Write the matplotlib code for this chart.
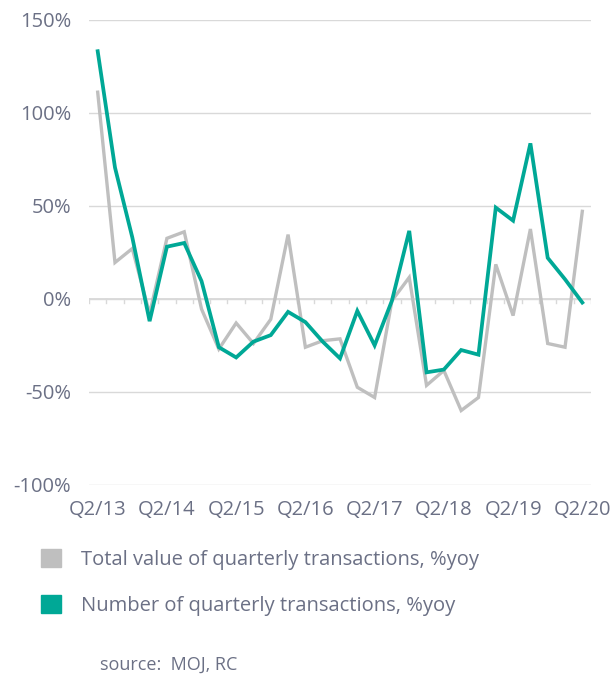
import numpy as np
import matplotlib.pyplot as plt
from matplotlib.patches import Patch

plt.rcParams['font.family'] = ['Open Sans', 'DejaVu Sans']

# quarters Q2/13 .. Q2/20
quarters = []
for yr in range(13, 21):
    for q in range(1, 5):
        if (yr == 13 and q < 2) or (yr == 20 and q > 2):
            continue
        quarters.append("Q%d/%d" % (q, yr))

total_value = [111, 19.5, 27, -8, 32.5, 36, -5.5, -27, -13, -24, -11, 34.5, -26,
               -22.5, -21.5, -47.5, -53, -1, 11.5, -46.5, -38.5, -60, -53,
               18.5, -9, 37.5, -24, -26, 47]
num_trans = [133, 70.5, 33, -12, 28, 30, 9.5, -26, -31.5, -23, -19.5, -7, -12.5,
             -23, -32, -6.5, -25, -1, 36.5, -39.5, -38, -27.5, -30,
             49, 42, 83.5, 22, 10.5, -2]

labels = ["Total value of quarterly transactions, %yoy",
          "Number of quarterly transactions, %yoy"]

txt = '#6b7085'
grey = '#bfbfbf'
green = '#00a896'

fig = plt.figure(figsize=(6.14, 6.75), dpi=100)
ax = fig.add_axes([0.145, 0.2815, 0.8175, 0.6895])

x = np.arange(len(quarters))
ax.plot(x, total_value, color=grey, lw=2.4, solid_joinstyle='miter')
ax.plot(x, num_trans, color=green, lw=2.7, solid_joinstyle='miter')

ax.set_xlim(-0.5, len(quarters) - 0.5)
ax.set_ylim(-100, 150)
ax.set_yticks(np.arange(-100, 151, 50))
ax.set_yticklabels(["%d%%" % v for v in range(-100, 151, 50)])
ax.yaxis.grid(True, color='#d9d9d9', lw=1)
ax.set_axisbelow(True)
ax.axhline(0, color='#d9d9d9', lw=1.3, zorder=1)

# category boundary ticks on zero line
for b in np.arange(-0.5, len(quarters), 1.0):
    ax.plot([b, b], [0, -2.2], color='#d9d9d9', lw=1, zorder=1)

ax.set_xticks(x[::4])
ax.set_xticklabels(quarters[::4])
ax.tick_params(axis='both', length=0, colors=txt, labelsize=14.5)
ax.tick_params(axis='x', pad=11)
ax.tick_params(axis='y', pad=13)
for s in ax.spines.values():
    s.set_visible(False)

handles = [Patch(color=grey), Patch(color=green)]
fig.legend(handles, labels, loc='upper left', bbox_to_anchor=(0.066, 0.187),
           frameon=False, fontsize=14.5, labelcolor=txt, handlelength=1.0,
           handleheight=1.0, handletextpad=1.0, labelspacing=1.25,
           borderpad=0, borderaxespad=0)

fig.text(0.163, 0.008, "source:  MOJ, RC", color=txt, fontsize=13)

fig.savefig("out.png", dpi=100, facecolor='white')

------------------------------------------------------------

Your task |
Write out again exactly the lines from the start of the data above through the line containing "plt.rcParams['font.family'] = ['Open", inclusive, excluding any pictures.

Response to the task |
Write the matplotlib code for this chart.
import numpy as np
import matplotlib.pyplot as plt
from matplotlib.patches import Patch

plt.rcParams['font.family'] = ['Open Sans', 'DejaVu Sans']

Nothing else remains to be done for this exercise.